■ **WORK TO COMPLETE**: Pictures do not belong in your copy. Repeat all the other data exactly.

■ **DATA SEGMENT**:

— start —

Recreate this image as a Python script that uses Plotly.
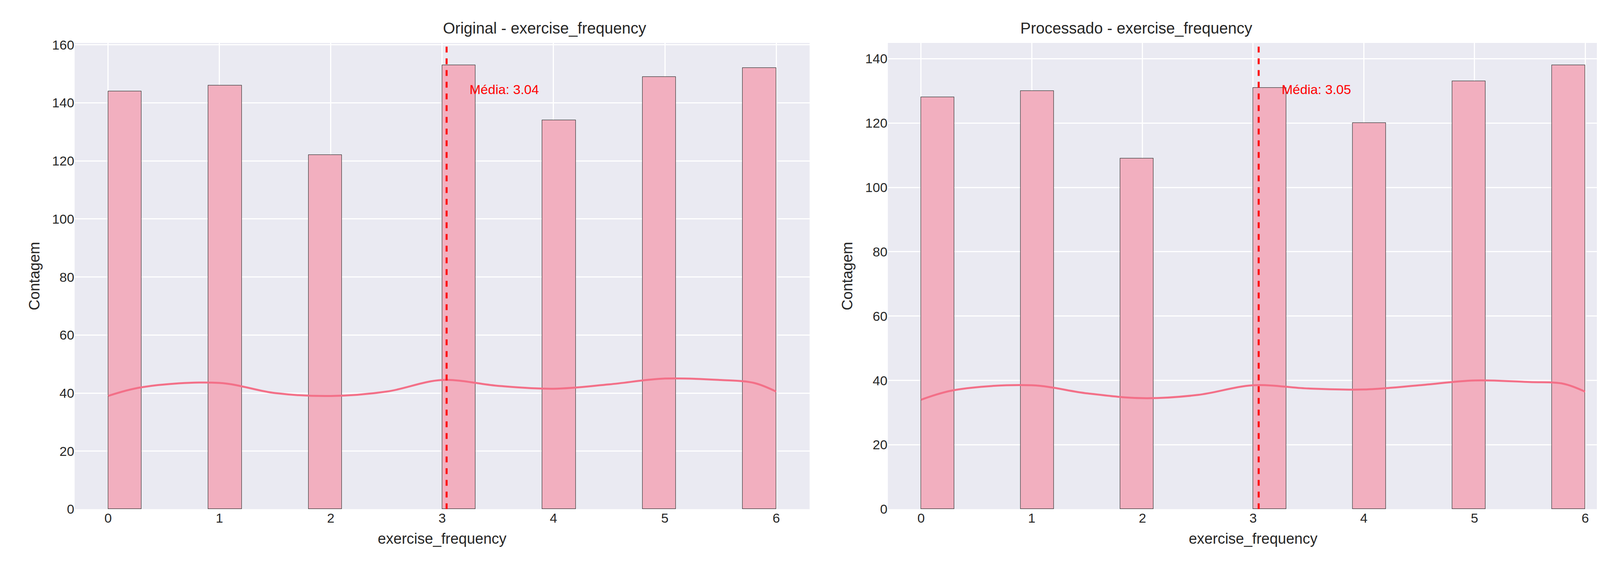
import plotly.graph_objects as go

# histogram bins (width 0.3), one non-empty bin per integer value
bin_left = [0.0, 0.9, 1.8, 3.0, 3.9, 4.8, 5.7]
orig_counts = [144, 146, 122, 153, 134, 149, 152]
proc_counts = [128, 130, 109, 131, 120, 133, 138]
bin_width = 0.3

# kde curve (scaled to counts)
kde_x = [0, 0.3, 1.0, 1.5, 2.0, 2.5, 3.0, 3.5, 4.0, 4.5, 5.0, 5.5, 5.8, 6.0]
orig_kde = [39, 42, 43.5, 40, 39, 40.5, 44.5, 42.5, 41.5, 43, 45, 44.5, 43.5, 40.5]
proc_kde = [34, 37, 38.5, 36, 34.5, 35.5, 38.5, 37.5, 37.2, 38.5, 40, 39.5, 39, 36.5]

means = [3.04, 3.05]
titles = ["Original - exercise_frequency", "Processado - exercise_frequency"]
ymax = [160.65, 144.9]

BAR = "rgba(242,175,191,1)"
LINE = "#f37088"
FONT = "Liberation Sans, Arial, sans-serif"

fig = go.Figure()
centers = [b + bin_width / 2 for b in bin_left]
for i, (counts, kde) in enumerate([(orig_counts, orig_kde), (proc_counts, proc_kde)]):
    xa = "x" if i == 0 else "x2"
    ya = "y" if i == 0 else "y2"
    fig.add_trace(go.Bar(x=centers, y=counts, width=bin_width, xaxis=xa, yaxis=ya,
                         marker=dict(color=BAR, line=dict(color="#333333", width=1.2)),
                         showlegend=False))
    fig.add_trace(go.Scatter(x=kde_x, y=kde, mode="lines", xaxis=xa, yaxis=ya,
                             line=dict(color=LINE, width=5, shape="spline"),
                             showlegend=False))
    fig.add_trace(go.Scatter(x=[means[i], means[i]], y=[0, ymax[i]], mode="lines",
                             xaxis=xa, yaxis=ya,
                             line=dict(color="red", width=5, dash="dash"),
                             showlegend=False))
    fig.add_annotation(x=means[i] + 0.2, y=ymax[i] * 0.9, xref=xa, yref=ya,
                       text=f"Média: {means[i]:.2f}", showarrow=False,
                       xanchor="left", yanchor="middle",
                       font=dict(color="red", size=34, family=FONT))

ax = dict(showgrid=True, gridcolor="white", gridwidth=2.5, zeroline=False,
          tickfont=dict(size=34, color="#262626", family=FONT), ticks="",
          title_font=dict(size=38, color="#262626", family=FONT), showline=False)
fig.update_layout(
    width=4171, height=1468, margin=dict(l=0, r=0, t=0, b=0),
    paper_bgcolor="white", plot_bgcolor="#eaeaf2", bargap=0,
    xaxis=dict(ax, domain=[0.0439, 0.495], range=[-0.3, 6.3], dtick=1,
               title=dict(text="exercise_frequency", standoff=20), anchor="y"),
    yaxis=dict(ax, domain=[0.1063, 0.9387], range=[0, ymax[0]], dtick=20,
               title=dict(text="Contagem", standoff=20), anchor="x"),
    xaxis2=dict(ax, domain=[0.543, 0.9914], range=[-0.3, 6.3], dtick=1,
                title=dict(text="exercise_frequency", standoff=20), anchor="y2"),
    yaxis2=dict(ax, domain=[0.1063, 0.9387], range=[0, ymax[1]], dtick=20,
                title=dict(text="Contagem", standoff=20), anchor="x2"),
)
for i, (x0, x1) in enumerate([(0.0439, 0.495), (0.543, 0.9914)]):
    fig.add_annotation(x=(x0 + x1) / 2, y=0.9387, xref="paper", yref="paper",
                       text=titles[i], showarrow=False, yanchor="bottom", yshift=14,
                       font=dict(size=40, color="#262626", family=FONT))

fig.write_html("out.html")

— end —

■ **WORKED SOLUTION**:
Recreate this image as a Python script that uses Plotly.
import plotly.graph_objects as go

# histogram bins (width 0.3), one non-empty bin per integer value
bin_left = [0.0, 0.9, 1.8, 3.0, 3.9, 4.8, 5.7]
orig_counts = [144, 146, 122, 153, 134, 149, 152]
proc_counts = [128, 130, 109, 131, 120, 133, 138]
bin_width = 0.3

# kde curve (scaled to counts)
kde_x = [0, 0.3, 1.0, 1.5, 2.0, 2.5, 3.0, 3.5, 4.0, 4.5, 5.0, 5.5, 5.8, 6.0]
orig_kde = [39, 42, 43.5, 40, 39, 40.5, 44.5, 42.5, 41.5, 43, 45, 44.5, 43.5, 40.5]
proc_kde = [34, 37, 38.5, 36, 34.5, 35.5, 38.5, 37.5, 37.2, 38.5, 40, 39.5, 39, 36.5]

means = [3.04, 3.05]
titles = ["Original - exercise_frequency", "Processado - exercise_frequency"]
ymax = [160.65, 144.9]

BAR = "rgba(242,175,191,1)"
LINE = "#f37088"
FONT = "Liberation Sans, Arial, sans-serif"

fig = go.Figure()
centers = [b + bin_width / 2 for b in bin_left]
for i, (counts, kde) in enumerate([(orig_counts, orig_kde), (proc_counts, proc_kde)]):
    xa = "x" if i == 0 else "x2"
    ya = "y" if i == 0 else "y2"
    fig.add_trace(go.Bar(x=centers, y=counts, width=bin_width, xaxis=xa, yaxis=ya,
                         marker=dict(color=BAR, line=dict(color="#333333", width=1.2)),
                         showlegend=False))
    fig.add_trace(go.Scatter(x=kde_x, y=kde, mode="lines", xaxis=xa, yaxis=ya,
                             line=dict(color=LINE, width=5, shape="spline"),
                             showlegend=False))
    fig.add_trace(go.Scatter(x=[means[i], means[i]], y=[0, ymax[i]], mode="lines",
                             xaxis=xa, yaxis=ya,
                             line=dict(color="red", width=5, dash="dash"),
                             showlegend=False))
    fig.add_annotation(x=means[i] + 0.2, y=ymax[i] * 0.9, xref=xa, yref=ya,
                       text=f"Média: {means[i]:.2f}", showarrow=False,
                       xanchor="left", yanchor="middle",
                       font=dict(color="red", size=34, family=FONT))

ax = dict(showgrid=True, gridcolor="white", gridwidth=2.5, zeroline=False,
          tickfont=dict(size=34, color="#262626", family=FONT), ticks="",
          title_font=dict(size=38, color="#262626", family=FONT), showline=False)
fig.update_layout(
    width=4171, height=1468, margin=dict(l=0, r=0, t=0, b=0),
    paper_bgcolor="white", plot_bgcolor="#eaeaf2", bargap=0,
    xaxis=dict(ax, domain=[0.0439, 0.495], range=[-0.3, 6.3], dtick=1,
               title=dict(text="exercise_frequency", standoff=20), anchor="y"),
    yaxis=dict(ax, domain=[0.1063, 0.9387], range=[0, ymax[0]], dtick=20,
               title=dict(text="Contagem", standoff=20), anchor="x"),
    xaxis2=dict(ax, domain=[0.543, 0.9914], range=[-0.3, 6.3], dtick=1,
                title=dict(text="exercise_frequency", standoff=20), anchor="y2"),
    yaxis2=dict(ax, domain=[0.1063, 0.9387], range=[0, ymax[1]], dtick=20,
                title=dict(text="Contagem", standoff=20), anchor="x2"),
)
for i, (x0, x1) in enumerate([(0.0439, 0.495), (0.543, 0.9914)]):
    fig.add_annotation(x=(x0 + x1) / 2, y=0.9387, xref="paper", yref="paper",
                       text=titles[i], showarrow=False, yanchor="bottom", yshift=14,
                       font=dict(size=40, color="#262626", family=FONT))

fig.write_html("out.html")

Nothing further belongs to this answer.